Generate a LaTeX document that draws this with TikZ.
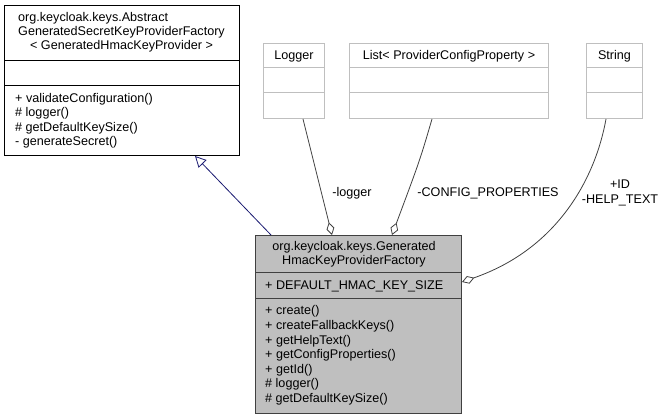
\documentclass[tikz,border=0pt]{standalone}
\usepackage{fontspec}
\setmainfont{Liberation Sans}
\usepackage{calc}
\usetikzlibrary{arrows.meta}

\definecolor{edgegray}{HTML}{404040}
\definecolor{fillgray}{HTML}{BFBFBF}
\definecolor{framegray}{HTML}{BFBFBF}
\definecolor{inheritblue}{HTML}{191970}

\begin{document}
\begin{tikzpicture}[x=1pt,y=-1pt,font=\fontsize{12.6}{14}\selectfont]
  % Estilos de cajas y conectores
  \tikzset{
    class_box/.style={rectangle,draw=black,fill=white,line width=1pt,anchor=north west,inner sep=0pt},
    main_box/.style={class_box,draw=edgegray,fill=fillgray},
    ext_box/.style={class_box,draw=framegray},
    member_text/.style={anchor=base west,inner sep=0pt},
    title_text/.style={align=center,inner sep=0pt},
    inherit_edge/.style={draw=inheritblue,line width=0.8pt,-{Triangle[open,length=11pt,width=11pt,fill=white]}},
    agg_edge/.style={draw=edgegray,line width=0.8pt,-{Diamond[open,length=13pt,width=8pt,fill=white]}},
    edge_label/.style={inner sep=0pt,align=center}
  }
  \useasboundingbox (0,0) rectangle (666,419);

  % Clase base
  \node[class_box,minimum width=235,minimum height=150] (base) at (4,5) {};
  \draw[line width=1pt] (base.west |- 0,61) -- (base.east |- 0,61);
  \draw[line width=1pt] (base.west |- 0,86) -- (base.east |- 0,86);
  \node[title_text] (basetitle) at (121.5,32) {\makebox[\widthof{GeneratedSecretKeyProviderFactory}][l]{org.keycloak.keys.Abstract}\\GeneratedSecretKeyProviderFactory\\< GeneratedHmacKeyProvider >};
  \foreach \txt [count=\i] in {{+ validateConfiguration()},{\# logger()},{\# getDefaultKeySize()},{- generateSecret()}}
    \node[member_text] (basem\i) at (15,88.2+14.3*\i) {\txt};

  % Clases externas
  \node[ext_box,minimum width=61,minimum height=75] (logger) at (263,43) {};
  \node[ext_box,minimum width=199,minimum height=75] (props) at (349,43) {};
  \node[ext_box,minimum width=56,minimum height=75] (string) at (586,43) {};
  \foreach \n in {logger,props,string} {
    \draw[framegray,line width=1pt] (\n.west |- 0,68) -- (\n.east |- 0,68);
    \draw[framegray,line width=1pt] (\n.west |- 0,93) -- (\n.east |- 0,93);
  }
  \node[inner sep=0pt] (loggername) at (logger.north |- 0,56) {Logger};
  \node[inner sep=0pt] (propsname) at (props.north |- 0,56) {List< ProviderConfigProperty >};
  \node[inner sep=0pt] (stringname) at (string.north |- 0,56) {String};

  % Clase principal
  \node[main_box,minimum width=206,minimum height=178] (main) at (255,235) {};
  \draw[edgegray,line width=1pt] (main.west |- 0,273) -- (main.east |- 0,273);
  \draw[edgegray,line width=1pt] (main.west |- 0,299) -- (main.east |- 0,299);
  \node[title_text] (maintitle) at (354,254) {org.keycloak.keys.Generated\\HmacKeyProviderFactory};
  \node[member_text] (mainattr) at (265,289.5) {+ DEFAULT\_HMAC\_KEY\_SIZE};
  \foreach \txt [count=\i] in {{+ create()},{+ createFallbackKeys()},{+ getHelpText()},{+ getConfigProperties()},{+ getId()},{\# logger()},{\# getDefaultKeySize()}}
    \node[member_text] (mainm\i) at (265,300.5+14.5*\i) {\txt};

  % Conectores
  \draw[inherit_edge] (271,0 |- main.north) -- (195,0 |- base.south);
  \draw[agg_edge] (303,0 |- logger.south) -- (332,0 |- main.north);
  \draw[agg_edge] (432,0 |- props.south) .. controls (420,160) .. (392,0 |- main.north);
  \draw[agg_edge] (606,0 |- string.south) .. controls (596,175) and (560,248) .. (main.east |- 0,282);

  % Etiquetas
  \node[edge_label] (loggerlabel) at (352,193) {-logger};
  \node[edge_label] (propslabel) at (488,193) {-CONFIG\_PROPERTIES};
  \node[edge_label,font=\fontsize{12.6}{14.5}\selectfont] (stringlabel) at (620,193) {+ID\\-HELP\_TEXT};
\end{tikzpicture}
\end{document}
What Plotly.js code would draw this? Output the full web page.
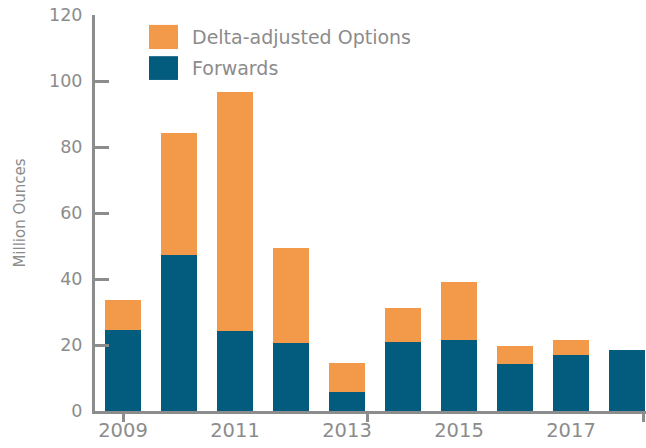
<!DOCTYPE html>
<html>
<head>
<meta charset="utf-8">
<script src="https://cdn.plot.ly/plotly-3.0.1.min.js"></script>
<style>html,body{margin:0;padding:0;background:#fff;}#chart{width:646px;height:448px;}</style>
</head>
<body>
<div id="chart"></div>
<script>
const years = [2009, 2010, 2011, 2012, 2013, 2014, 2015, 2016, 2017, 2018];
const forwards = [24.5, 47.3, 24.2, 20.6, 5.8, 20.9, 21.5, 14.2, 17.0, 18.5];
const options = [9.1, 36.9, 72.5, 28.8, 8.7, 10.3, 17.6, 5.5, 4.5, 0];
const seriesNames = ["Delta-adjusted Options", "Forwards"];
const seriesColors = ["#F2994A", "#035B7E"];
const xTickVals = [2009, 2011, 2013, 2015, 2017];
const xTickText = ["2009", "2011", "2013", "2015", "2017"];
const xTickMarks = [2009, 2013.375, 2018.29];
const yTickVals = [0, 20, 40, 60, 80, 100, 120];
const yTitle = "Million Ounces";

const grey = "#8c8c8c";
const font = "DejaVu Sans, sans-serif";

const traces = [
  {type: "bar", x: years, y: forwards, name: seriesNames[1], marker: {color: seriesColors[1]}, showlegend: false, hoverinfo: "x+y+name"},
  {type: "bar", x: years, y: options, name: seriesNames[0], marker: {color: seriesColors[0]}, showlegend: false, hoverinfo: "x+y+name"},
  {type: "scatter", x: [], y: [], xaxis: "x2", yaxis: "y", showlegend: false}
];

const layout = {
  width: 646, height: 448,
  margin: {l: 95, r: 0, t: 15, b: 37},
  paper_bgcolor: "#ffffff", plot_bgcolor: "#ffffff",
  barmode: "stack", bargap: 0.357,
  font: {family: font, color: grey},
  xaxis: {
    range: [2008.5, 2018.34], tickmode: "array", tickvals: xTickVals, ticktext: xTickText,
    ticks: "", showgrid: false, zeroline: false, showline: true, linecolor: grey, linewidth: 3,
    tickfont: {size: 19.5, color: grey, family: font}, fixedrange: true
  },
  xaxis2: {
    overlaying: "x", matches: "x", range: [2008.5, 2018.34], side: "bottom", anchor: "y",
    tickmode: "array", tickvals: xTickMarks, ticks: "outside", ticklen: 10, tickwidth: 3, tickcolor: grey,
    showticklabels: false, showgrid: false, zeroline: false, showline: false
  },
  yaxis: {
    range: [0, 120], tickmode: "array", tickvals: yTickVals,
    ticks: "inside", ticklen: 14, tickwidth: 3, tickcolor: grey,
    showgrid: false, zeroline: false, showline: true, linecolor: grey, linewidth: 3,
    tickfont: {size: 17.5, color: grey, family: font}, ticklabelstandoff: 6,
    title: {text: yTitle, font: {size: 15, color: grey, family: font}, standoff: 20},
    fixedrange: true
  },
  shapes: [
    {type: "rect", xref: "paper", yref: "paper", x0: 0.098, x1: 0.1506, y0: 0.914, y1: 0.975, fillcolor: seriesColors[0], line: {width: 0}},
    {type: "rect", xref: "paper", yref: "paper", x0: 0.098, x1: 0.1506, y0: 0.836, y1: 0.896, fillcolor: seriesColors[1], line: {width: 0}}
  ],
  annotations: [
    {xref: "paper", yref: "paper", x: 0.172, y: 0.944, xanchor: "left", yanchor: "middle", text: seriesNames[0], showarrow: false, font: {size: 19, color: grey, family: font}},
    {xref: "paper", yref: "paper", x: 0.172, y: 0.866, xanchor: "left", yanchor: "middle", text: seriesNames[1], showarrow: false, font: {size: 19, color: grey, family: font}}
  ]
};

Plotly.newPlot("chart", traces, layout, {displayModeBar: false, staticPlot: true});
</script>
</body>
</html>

####

> **DIRECTIVE**
Everything from the first line to the line with "(0,0) rectangle (666,419);" must be repeated exactly, and nothing else. Leave the pictures out.

> **RESULT OF THIS TASK**
Generate a LaTeX document that draws this with TikZ.
\documentclass[tikz,border=0pt]{standalone}
\usepackage{fontspec}
\setmainfont{Liberation Sans}
\usepackage{calc}
\usetikzlibrary{arrows.meta}

\definecolor{edgegray}{HTML}{404040}
\definecolor{fillgray}{HTML}{BFBFBF}
\definecolor{framegray}{HTML}{BFBFBF}
\definecolor{inheritblue}{HTML}{191970}

\begin{document}
\begin{tikzpicture}[x=1pt,y=-1pt,font=\fontsize{12.6}{14}\selectfont]
  % Estilos de cajas y conectores
  \tikzset{
    class_box/.style={rectangle,draw=black,fill=white,line width=1pt,anchor=north west,inner sep=0pt},
    main_box/.style={class_box,draw=edgegray,fill=fillgray},
    ext_box/.style={class_box,draw=framegray},
    member_text/.style={anchor=base west,inner sep=0pt},
    title_text/.style={align=center,inner sep=0pt},
    inherit_edge/.style={draw=inheritblue,line width=0.8pt,-{Triangle[open,length=11pt,width=11pt,fill=white]}},
    agg_edge/.style={draw=edgegray,line width=0.8pt,-{Diamond[open,length=13pt,width=8pt,fill=white]}},
    edge_label/.style={inner sep=0pt,align=center}
  }
  \useasboundingbox (0,0) rectangle (666,419);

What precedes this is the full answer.